Undergraduate commencement schedule hinders students

The commencement schedule looks different than usual this year for the Class of 2024. With the spring semester concluding on May 15, around a week later than is typical, the undergraduate commencement ceremony and celebratory activities have been pushed back, too.

Undergraduate commencement, located at the Prudential Center in Newark every year, is planned for the morning of May 29, two weeks after the semester ends. Arching Day — where graduates will walk through the Arch to commemorate their end at Ramapo — will also be occurring over a week after the semester’s conclusion, on May 23.

“The date of the [commencement] ceremony is largely subject to the [Prudential Center]’s availability. While we had originally hoped for an earlier date, we also wanted to avoid a date that might conflict with the Memorial Day holiday,” Chief of Staff and Vice President for Policy, Research & Governance Brittany Williams-Goldstein stated in an email. “When May 29 was provided to us, we treated it as an invitation to create more opportunities to celebrate the Class of 2024.”

At the end of February, seniors received a survey via email asking “how [they] want to be celebrated.” It included questions asking whether seniors prefer a laid-back Grad50, “Club Potter” or Senior Prom celebration, whether they’re interested in attending a “Senior Send Off” trip to Atlantic City — which will return for the first time since the COVID-19 pandemic — and what kind of pre-commencement Senior Celebration they prefer.

“We explored the prom idea because this is the class that did not get to have their senior prom due to COVID,” Associate Director of the Center for Student Involvement Eddie Seavers stated over email. Grad50 won the survey, however, and took place on April 8, kicking off a “series of events across the final 50 days of the undergraduate experience at Ramapo for graduates.”

While Williams-Goldstein shared that her office has only fielded questions about the reasoning for the later commencement date, some seniors have strong opinions about the changes.

Senior Katelyn Downs wishes that undergraduates had received a clearer explanation as to why commencement is later this year. “If we got an explanation, maybe it’d be less frustrating,” she said in an interview.

The schedule is causing issues for students for multiple reasons.
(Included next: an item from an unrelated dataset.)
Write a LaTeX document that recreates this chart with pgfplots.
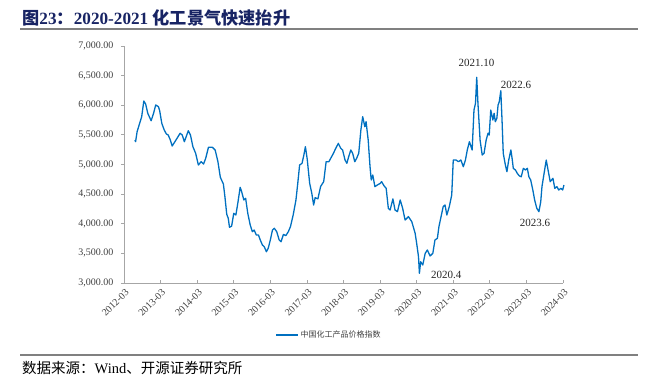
\documentclass[border=0pt]{standalone}
\usepackage{fontspec}
\setmainfont{Liberation Serif}
\newfontfamily\cjk{Noto Sans CJK SC}
\usepackage{pgfplots}
\pgfplotsset{compat=1.18}
\definecolor{lineblue}{RGB}{0,112,192}
\definecolor{titleblue}{RGB}{24,36,100}
\definecolor{rulegray}{RGB}{128,128,128}
\definecolor{axgray}{RGB}{166,166,166}
\definecolor{txtgray}{RGB}{64,64,64}
\begin{document}
\begin{tikzpicture}
\useasboundingbox (0bp,0bp) rectangle (648bp,382bp);
% title
\node[anchor=west,inner sep=0pt,text=titleblue] at (22bp,364bp)
  {\fontsize{17.2bp}{19bp}\selectfont{\cjk\bfseries 图}\textbf{23}{\cjk\bfseries ：}\textbf{2020-2021} {\cjk\bfseries 化工景气快速抬升}};
\draw[rulegray,line width=1.4bp] (20bp,353bp) -- (638bp,353bp);
\draw[rulegray,line width=1.4bp] (20bp,27bp) -- (638bp,27bp);
\node[anchor=west,inner sep=0pt,text=black] at (22bp,14bp)
  {\fontsize{14.5bp}{16bp}\selectfont{\cjk 数据来源：}Wind{\cjk 、开源证券研究所}};
\begin{axis}[
  at={(124bp,99bp)}, anchor=south west,
  scale only axis, width=439bp, height=237bp,
  xmin=0, xmax=144, ymin=3000, ymax=7000,
  axis lines=left, axis line style={axgray, line width=0.8bp, -},
  xtick={0,12,...,144},
  xticklabels={2012-03,2013-03,2014-03,2015-03,2016-03,2017-03,2018-03,2019-03,2020-03,2021-03,2022-03,2023-03,2024-03},
  ytick={3000,3500,...,7000},
  tick style={axgray, line width=0.8bp},
  major tick length=3bp,
  tick align=outside,
  x tick style={yshift=3bp},
  /pgf/number format/assume math mode=true,
  yticklabel style={/pgf/number format/fixed, /pgf/number format/fixed zerofill, /pgf/number format/precision=2, /pgf/number format/1000 sep={,}},
  yticklabel style={font=\fontsize{10bp}{12bp}\selectfont, text=txtgray, xshift=-4bp},
  xticklabel style={font=\fontsize{10bp}{12bp}\selectfont, text=txtgray, rotate=45, anchor=north east, inner sep=1pt, yshift=-1bp},
  legend style={at={(0.467,-0.219)}, anchor=center, draw=none, fill=none,
    font=\fontsize{8bp}{10bp}\selectfont\cjk, text=txtgray, inner sep=0pt},
  legend image code/.code={\draw[lineblue,line width=1.4bp] (0bp,0bp) -- (22bp,0bp);},
  clip=false,
]
\addplot[lineblue, line width=1.3bp, line join=round] table {
x y
3.6 5413
3.8 5385
4.3 5554
5.2 5706
5.8 5807
6.5 6072
7.1 6021
7.8 5864
8.9 5739
9.7 5864
10.4 6004
11.3 5976
11.7 5908
12.4 5695
13.2 5582
13.9 5515
14.5 5498
15.2 5413
15.8 5312
16.7 5385
17.6 5459
18.4 5527
19.1 5498
19.8 5385
20.4 5470
21.1 5571
21.8 5498
22.6 5301
23.5 5189
24.4 4991
25.3 5047
26.1 5008
26.8 5104
27.7 5290
29.0 5290
29.9 5245
30.8 5050
31.6 4784
32.6 4670
33.1 4457
33.7 4160
34.2 4092
34.6 3940
35.3 3960
36.0 4176
36.7 4148
37.4 4370
38.1 4615
38.6 4541
39.3 4401
39.9 4429
40.6 4176
41.4 3979
42.1 3866
42.7 3894
43.4 3810
44.1 3810
44.7 3726
45.4 3641
46.0 3613
46.7 3528
47.3 3585
48.0 3726
48.7 3894
49.3 3923
50.1 3866
50.9 3726
51.5 3697
52.3 3820
53.1 3800
53.9 3866
54.6 3951
55.5 4150
56.4 4400
57.0 4683
57.6 4991
58.4 5020
59.0 5160
59.5 5301
60.1 5090
60.9 4683
61.6 4514
62.2 4317
62.7 4440
63.6 4420
64.5 4630
65.5 4710
66.3 5047
67.2 5047
67.8 5104
68.7 5189
69.3 5256
70.3 5357
71.1 5273
71.7 5245
72.5 5076
73.1 5020
73.7 5132
74.4 5245
75.0 5189
75.7 5047
76.3 5104
77.0 5189
77.7 5582
78.3 5807
79.0 5638
79.4 5723
80.1 5413
80.7 4963
81.1 4738
81.6 4823
82.3 4626
83.1 4654
84.0 4680
84.5 4710
85.3 4640
86.0 4598
86.7 4261
87.3 4232
88.2 4420
88.9 4232
89.7 4204
90.6 4401
91.4 4261
92.2 4063
93.3 4120
94.4 4035
95.5 3838
96.0 3669
96.6 3444
96.9 3163
97.3 3359
98.0 3304
98.8 3501
99.5 3557
100.4 3456
101.3 3501
102.0 3726
102.8 3754
103.3 3950
104.0 4120
104.7 4289
105.3 4317
105.9 4148
106.7 4289
107.5 4485
108.0 5076
108.9 5076
109.7 5047
110.5 5076
111.3 4963
112.0 5076
112.6 5245
113.3 5385
114.2 5245
114.8 5920
115.3 6033
115.7 6472
116.1 6033
116.8 5413
117.5 5160
118.1 5189
118.8 5413
119.4 5527
119.8 5498
120.3 5920
121.0 5751
121.4 5864
121.8 5723
122.3 5780
122.7 6004
123.1 6060
123.6 6246
124.0 5751
124.4 5189
125.1 4991
125.6 4879
126.2 5076
126.9 5245
127.3 5104
127.7 4935
128.4 4907
129.0 4851
129.7 4806
130.3 4794
131.0 4935
131.7 4907
132.3 4935
132.8 4794
133.4 4738
134.1 4570
134.7 4401
135.4 4261
136.1 4204
136.7 4373
137.1 4626
137.8 4851
138.5 5076
139.1 4907
139.8 4710
140.7 4767
141.3 4598
142.0 4626
142.6 4570
143.3 4598
143.9 4570
144.3 4654
};
\addlegendentry{中国化工产品价格指数}
\node[font=\fontsize{11bp}{13bp}\selectfont, text=black!85] at (axis cs:115.6,6713) {2021.10};
\node[font=\fontsize{11bp}{13bp}\selectfont, text=black!85] at (axis cs:128.6,6342) {2022.6};
\node[font=\fontsize{11bp}{13bp}\selectfont, text=black!85] at (axis cs:134.8,4013) {2023.6};
\node[font=\fontsize{11bp}{13bp}\selectfont, text=black!85] at (axis cs:105.7,3135) {2020.4};
\end{axis}
\end{tikzpicture}
\end{document}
Senior nursing major Jessica Fearon said her schedule is thrown off because nursing students are not allowed to take the required ​​National Council Licensure Examination (NCLEX) until after commencement.
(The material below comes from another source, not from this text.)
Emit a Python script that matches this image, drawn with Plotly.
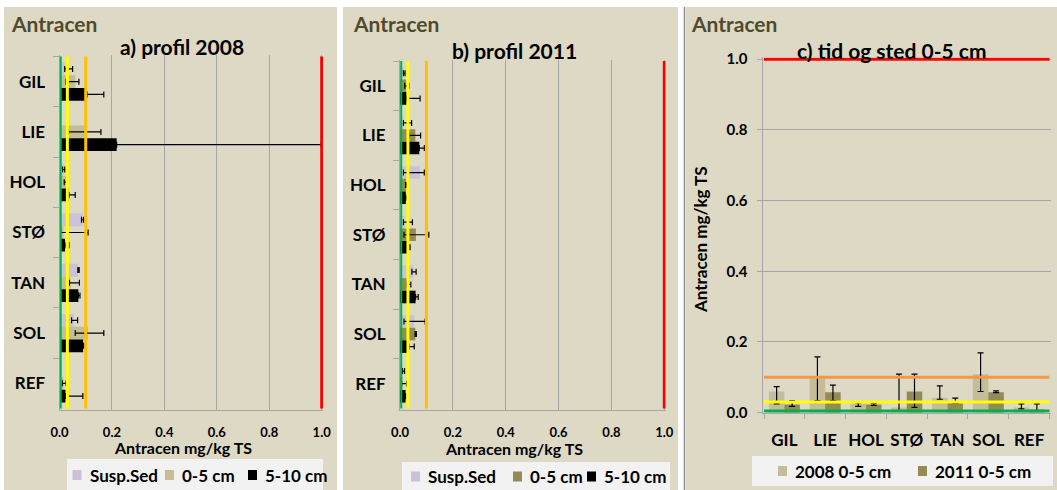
import plotly.graph_objects as go

# ---------------- data ----------------
sites = ["GIL", "LIE", "HOL", "STØ", "TAN", "SOL", "REF"]

# a) profile 2008 (mg/kg TS), error bars as +/- offsets
susp_2008 = [0.020, None, 0.015, 0.090, 0.070, 0.054, 0.003]
susp_2008_plus = [0.030, 0, 0.005, 0.002, 0.005, 0.015, 0]
susp_2008_minus = [0, 0, 0.003, 0.006, 0, 0.008, 0]
top_2008 = [0.060, 0.096, 0.025, 0.015, 0.042, 0.109, 0.015]
top_2008_plus = [0.014, 0.062, 0.003, 0.094, 0.034, 0.060, 0.010]
top_2008_minus = [0.035, 0.062, 0.007, 0.011, 0.004, 0.049, 0.004]
deep_2008 = [0.105, 0.218, 0.036, 0.021, 0.072, 0.090, 0.023]
deep_2008_plus = [0.064, 0.780, 0.024, 0.015, 0.006, 0.003, 0.066]
deep_2008_minus = [0, 0, 0, 0, 0, 0, 0]

# b) profile 2011
susp_2011 = [0.013, 0.013, 0.075, 0.019, 0.051, 0.054, 0.009]
susp_2011_plus = [0.006, 0.031, 0.017, 0.028, 0.010, 0.041, 0.008]
susp_2011_minus = [0, 0, 0.062, 0.006, 0.006, 0.039, 0]
top_2011 = [0.023, 0.058, 0.023, 0.060, 0.030, 0.058, 0.009]
top_2011_plus = [0.011, 0.020, 0.003, 0.049, 0.011, 0.004, 0.016]
top_2011_minus = [0.005, 0.024, 0.002, 0.045, 0.003, 0.001, 0.003]
deep_2011 = [0.025, 0.073, 0.022, 0.034, 0.059, 0.034, 0.021]
deep_2011_plus = [0.051, 0.019, 0.006, 0.004, 0.010, 0.020, 0]
deep_2011_minus = [0, 0, 0, 0, 0, 0, 0]

# classification limits for antracen
class_limits = [0.0046, 0.03, 0.1, 1.0]

x_ticks = [0.0, 0.2, 0.4, 0.6, 0.8, 1.0]

# ---------------- style ----------------
W, H = 1057, 490
FONT = "Lato"
C_SUSP = "#CCC1DA"
C_2008 = "#C4BD97"
C_2011 = "#948A54"
C_DEEP = "#000000"
C_BG = "#DDD9C4"
C_LEG = "#F2F2F2"
C_HEAD = "#4F4A2E"
C_GRID = "#A6A6A6"
lim_colors_ab = ["#00B050", "#FFFF00", "#FFC000", "#FF0000"]
lim_colors_c = ["#00B050", "#FFFF00", "#F79646", "#FF0000"]


def px(x):
    return x / W


def py(y):
    return 1 - y / H


fig = go.Figure()


def hbar(name, vals, plus, minus, color, xa, ya):
    fig.add_trace(go.Bar(
        y=sites, x=vals, orientation="h", name=name,
        marker=dict(color=color, line=dict(width=0)),
        error_x=dict(type="data", symmetric=False, array=plus, arrayminus=minus,
                     color="black", thickness=1.2, width=3),
        xaxis=xa, yaxis=ya, showlegend=False,
    ))


def vbar(name, vals, plus, minus, color, xa, ya):
    fig.add_trace(go.Bar(
        x=sites, y=vals, name=name,
        marker=dict(color=color, line=dict(width=0)),
        error_y=dict(type="data", symmetric=False, array=plus, arrayminus=minus,
                     color="black", thickness=1.2, width=3),
        xaxis=xa, yaxis=ya, showlegend=False,
    ))


hbar("Susp.Sed", susp_2008, susp_2008_plus, susp_2008_minus, C_SUSP, "x", "y")
hbar("0-5 cm", top_2008, top_2008_plus, top_2008_minus, C_2008, "x", "y")
hbar("5-10 cm", deep_2008, deep_2008_plus, deep_2008_minus, C_DEEP, "x", "y")

hbar("Susp.Sed", susp_2011, susp_2011_plus, susp_2011_minus, C_SUSP, "x2", "y2")
hbar("0-5 cm", top_2011, top_2011_plus, top_2011_minus, C_2011, "x2", "y2")
hbar("5-10 cm", deep_2011, deep_2011_plus, deep_2011_minus, C_DEEP, "x2", "y2")

vbar("2008 0-5 cm", top_2008, top_2008_plus, top_2008_minus, C_2008, "x3", "y3")
vbar("2011 0-5 cm", top_2011, top_2011_plus, top_2011_minus, C_2011, "x3", "y3")

shapes = []
# panel backgrounds
for x0, x1 in [(4, 337), (343, 678), (686, 1057)]:
    shapes.append(dict(type="rect", xref="paper", yref="paper", layer="below",
                       x0=px(x0), x1=px(x1), y0=py(490), y1=py(7),
                       fillcolor=C_BG, line=dict(width=0)))
shapes.append(dict(type="line", xref="paper", yref="paper", layer="below",
                   x0=px(684.5), x1=px(684.5), y0=py(490), y1=py(7),
                   line=dict(color="#8C8C8C", width=1.5)))

# classification lines
n = len(sites)
for v, col in zip(class_limits, lim_colors_ab):
    w = 2 if col == "#00B050" else 3
    for xa, ya in [("x", "y"), ("x2", "y2")]:
        shapes.append(dict(type="line", xref=xa, yref=ya, x0=v, x1=v, y0=-0.5, y1=n - 0.5,
                           line=dict(color=col, width=w)))
for v, col in zip(class_limits, lim_colors_c):
    shapes.append(dict(type="line", xref="x3", yref="y3", x0=-0.5, x1=n - 0.5, y0=v, y1=v,
                       line=dict(color=col, width=3)))

annotations = []


def text(x, y, s, size, color="black", anchor="center", angle=0):
    annotations.append(dict(xref="paper", yref="paper", x=px(x), y=py(y), text="<b>" + s + "</b>",
                            showarrow=False, xanchor=anchor, yanchor="middle", textangle=angle,
                            font=dict(family=FONT, size=size, color=color)))


# headers and titles
for x in (9, 351, 689):
    text(x, 23, "Antracen", 21, C_HEAD, "left")
text(182, 46, "a) profil 2008", 21)
text(514, 50.5, "b) profil 2011", 21)
text(892, 50.5, "c) tid og sted 0-5 cm", 21)
text(183, 447.5, "Antracen mg/kg TS", 16)
text(514, 448.5, "Antracen mg/kg TS", 16)
text(700, 240, "Antracen mg/kg TS", 17, angle=-90)


# legends
def legend(box, items, ytext):
    x0, x1, y0, y1 = box
    shapes.append(dict(type="rect", xref="paper", yref="paper", x0=px(x0), x1=px(x1),
                       y0=py(y1), y1=py(y0), fillcolor=C_LEG, line=dict(width=0), layer="below"))
    for sx, label, col in items:
        shapes.append(dict(type="rect", xref="paper", yref="paper", x0=px(sx), x1=px(sx + 9),
                           y0=py(ytext + 5), y1=py(ytext - 5), fillcolor=col, line=dict(width=0)))
        text(sx + 15, ytext, label, 17, anchor="left")


legend((67, 323, 459, 490), [(72.5, "Susp.Sed", C_SUSP), (165, "0-5 cm", C_2008),
                             (248, "5-10 cm", C_DEEP)], 475)
legend((402, 670, 462, 490), [(411, "Susp.Sed", C_SUSP), (513, "0-5 cm", C_2011),
                              (587, "5-10 cm", C_DEEP)], 476.5)
legend((752, 1053, 456, 486), [(778, "2008 0-5 cm", C_2008), (918, "2011 0-5 cm", C_2011)], 471)

tickfont_num = dict(family=FONT, size=13, color="black", weight="bold")
tickfont_cat = dict(family=FONT, size=17, color="black", weight="bold")

x_common = dict(range=[0, 1.005], tickvals=x_ticks, tickformat=".1f", showgrid=True,
                gridcolor=C_GRID, gridwidth=1, showline=True, linecolor=C_GRID, zeroline=False,
                ticks="", ticklabelstandoff=10, tickfont=tickfont_num, tickangle=0,
                automargin=False, fixedrange=True)
y_common = dict(type="category", categoryorder="array", categoryarray=sites, autorange="reversed",
                showgrid=False, showline=True, linecolor=C_GRID, ticks="outside", tickson="boundaries",
                ticklen=6, tickcolor=C_GRID, ticklabelstandoff=10, tickfont=tickfont_cat,
                zeroline=False, automargin=False, fixedrange=True)

fig.update_layout(
    width=W, height=H, margin=dict(l=0, r=0, t=0, b=0, autoexpand=False),
    paper_bgcolor="white", plot_bgcolor="white",
    barmode="group", bargap=0.24, bargroupgap=0,
    showlegend=False,
    font=dict(family=FONT, color="black"),
    xaxis=dict(domain=[px(59.5), px(323)], anchor="y", **x_common),
    yaxis=dict(domain=[py(410), py(55)], anchor="x", **y_common),
    xaxis2=dict(domain=[px(400), px(665.6)], anchor="y2", **x_common),
    yaxis2=dict(domain=[py(410), py(59.5)], anchor="x2", **y_common),
    xaxis3=dict(domain=[px(762.5), px(1051)], anchor="y3", type="category", categoryorder="array",
                categoryarray=sites, showgrid=False, showline=True, linecolor=C_GRID,
                ticks="outside", tickson="boundaries", ticklen=5, tickcolor=C_GRID, tickangle=0,
                ticklabelstandoff=12, tickfont=tickfont_cat, automargin=False, fixedrange=True),
    yaxis3=dict(domain=[py(412.7), py(57.4)], anchor="x3", range=[0, 1.005], tickvals=x_ticks,
                tickformat=".1f", showgrid=True, gridcolor=C_GRID, showline=True, linecolor=C_GRID,
                zeroline=False, ticks="outside", ticklen=5, tickcolor=C_GRID,
                ticklabelstandoff=6, tickfont=dict(family=FONT, size=15, color="black", weight="bold"),
                automargin=False, fixedrange=True),
    shapes=shapes,
    annotations=annotations,
)

fig.write_html("out.html")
“Because [commencement] is booked later, I can’t take [the NCLEX] on time, so I’m very frustrated… because I can’t move on and progress,” she said.

International students are also facing complications. Senior Suraj Neupane, who hails from Nepal, said that the two-week gap leaves international students struggling to find a place to stay.

“A lot of us, we don’t have anywhere else to go between those times,” he said. “I don’t think that’s a really great idea for them to do that because people will be moving, especially for international students.”

Neupane said that international students have been asking the Office of Residence Life (ORL) to accommodate them. ORL has recently announced summer interim housing from May 16-29 with a nearly $500 price tag for any students with no other housing options during that period.

As for the extra celebratory events, most of the seniors interviewed expressed disinterest or weren’t aware of them.
“I just think they’re kind of trying to kill time because they didn’t book [commencement] earlier,” Fearon said.

Williams-Goldstein wants seniors to remember that all Ramapo wants to do is celebrate them, their achievements and their resilience, especially because of the difficult circumstances presented by the pandemic four years ago.

“I hope that members of the graduating class keep top of mind that they have a unique and wildly impressive capacity to not just adjust to change and uncertainty but to thrive in it– and that capacity will serve them very well for a very long time,” she stated.